During this season, perhaps more than any other I think of those who have pilgrimaged before me and taught me about God. Those who have made sacrifices, and recorded their experiences, so I might know him.
As we celebrate the ultimate sacrifice made by God of his son Jesus, I am humbled by the others in my own life who walked the walk and set the best examples of love in action.
I remember my Aunt Mildred. My Dad’s sister was one of five girls in a family of 10. She lived to be 102 and five months. Her gift was one of tenacity and great humor. I remember visiting her in the nursing toward the end of her life and her telling me about how all the girls had to make a slip before their 12th birthday. I remember her demonstrating how she had hand-hemmed the slip and even though she held no material or needles you could tell how meticulously each stitch had been placed.
Oh, she could be ornery. Got in her head one day she was not sure she wanted to be around for her 100th birthday. “You’d better be here! I am driving 3 hours just to take your picture and you’d better show up. Besides I can just picture God looking down and saying: ‘that Mildred Vanstone. She is a wonderful Christian woman and she surely belongs here. But I have to think of the others. If only she would stop complaining.’”
A little while after I got home from that visit I got a call from my cousin, her daughter, Dorothy. “What did you say to Mom, Kathie?”
I was caught and had to admit, rather sheepishly, to the conversation. “Oh that explains it. I could not figure out what got into Mom. She was always complaining thinking staff was stealing her candy and bossing them around lately. When I went in today she was asking them how they felt, about their families and offering them her candy. I think she is trying to nice her way into heaven!”
Here the woman who I saw modeling the Christian family walk for all my life, showed that it is never too late to die to self. Her daughter and I had a wonderful laugh and obviously Aunt decided to stay around a few more years just to be sure. I never heard her complain again.
My friend of 33 years, Joan, was another one of my mentors in what a true understanding of God’s love can do. She had survived alcoholism and her physician husband, who had her committed so he might philander. Shock treatments had not dampened her spirit. When she finally mustered the courage to leave the abuse, she worked hard and long to forgive him. The settlement from the marriage, she had let her lawyer invest for her, she never saw. The lawyer stole it all. She forgave him too.
Joan showed me that forgiveness was so much more than words. It was action. It was something you did in person so the other could see it in your eyes and hear it in your voice. She said, “can you imagine that Jesus spent his last moments on earth forgiving those who had placed him on the cross and included the thief beside him, inviting him to join him in heaven? How little then is it for me to forgive those whose intent was to harm me.”

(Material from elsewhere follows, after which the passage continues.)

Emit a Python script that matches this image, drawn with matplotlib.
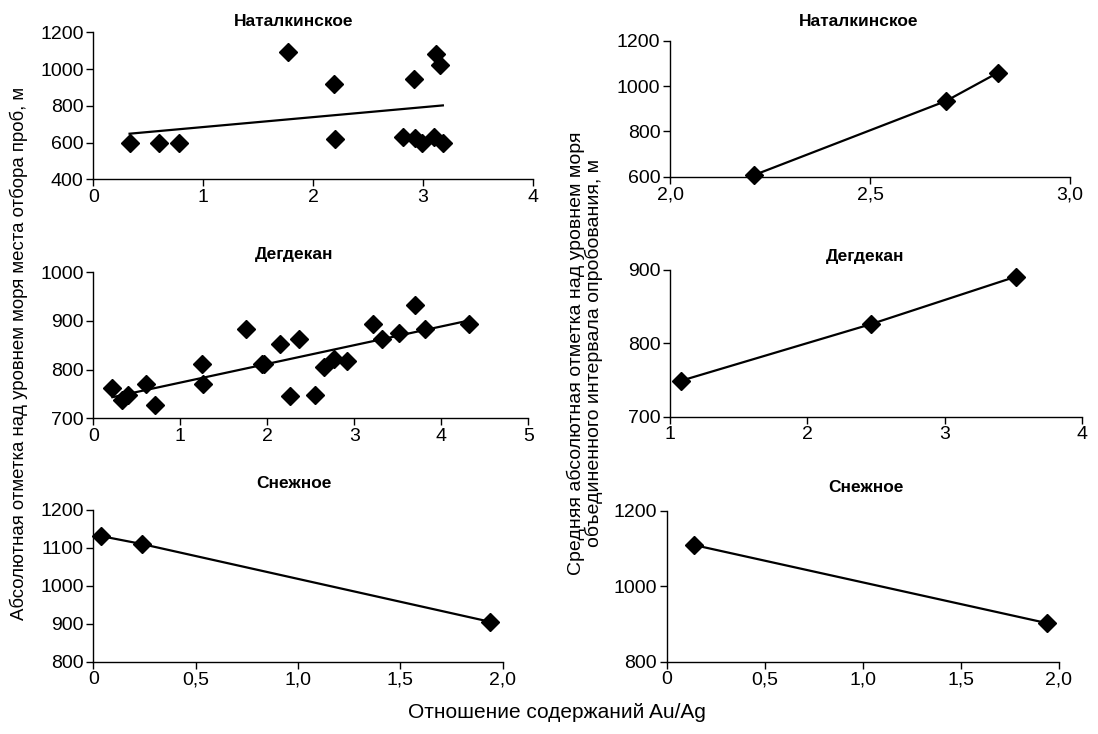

She was rewarded with the love of her five wonderful children and many more like myself, who called her friend. To the very end, she welcomed all who needed a moment of her time and her wisdom. Her generosity with her love and forgiveness was at a level I pray to achieve.
In the center of my dining room table cloth there is a single block of a very old quilt. It was one Aunt Mildred and her sisters sewed by hand when they were very young girls. It is all that is left after years of keeping generation after generation warm. The stitches are perfect.
These are but two Christ-centered models who join many who to me are “strangers in high places,” as Og Mandino refers to them in his book Mission Success, who have enriched my own walk with Christ over the years. These “strangers in high places’ include authors of the New Testament, the Desert Mothers and Fathers, Julian of Norwich, Hildegard of Bingen, Francis of Assisi, C.S. Lewis, Oswald Chambers, Evelyn Underhill, Henri Nouwen, Thomas Merton and so many more.
Those who gather in this space continue through their writings to pass it on. May all these voices never be silenced and continue to live on through each of us.
As we draw to the end of this Lenten period, it is my prayer that we never forget those who showed us, by example, what Christ suffered to give us. May we do the same.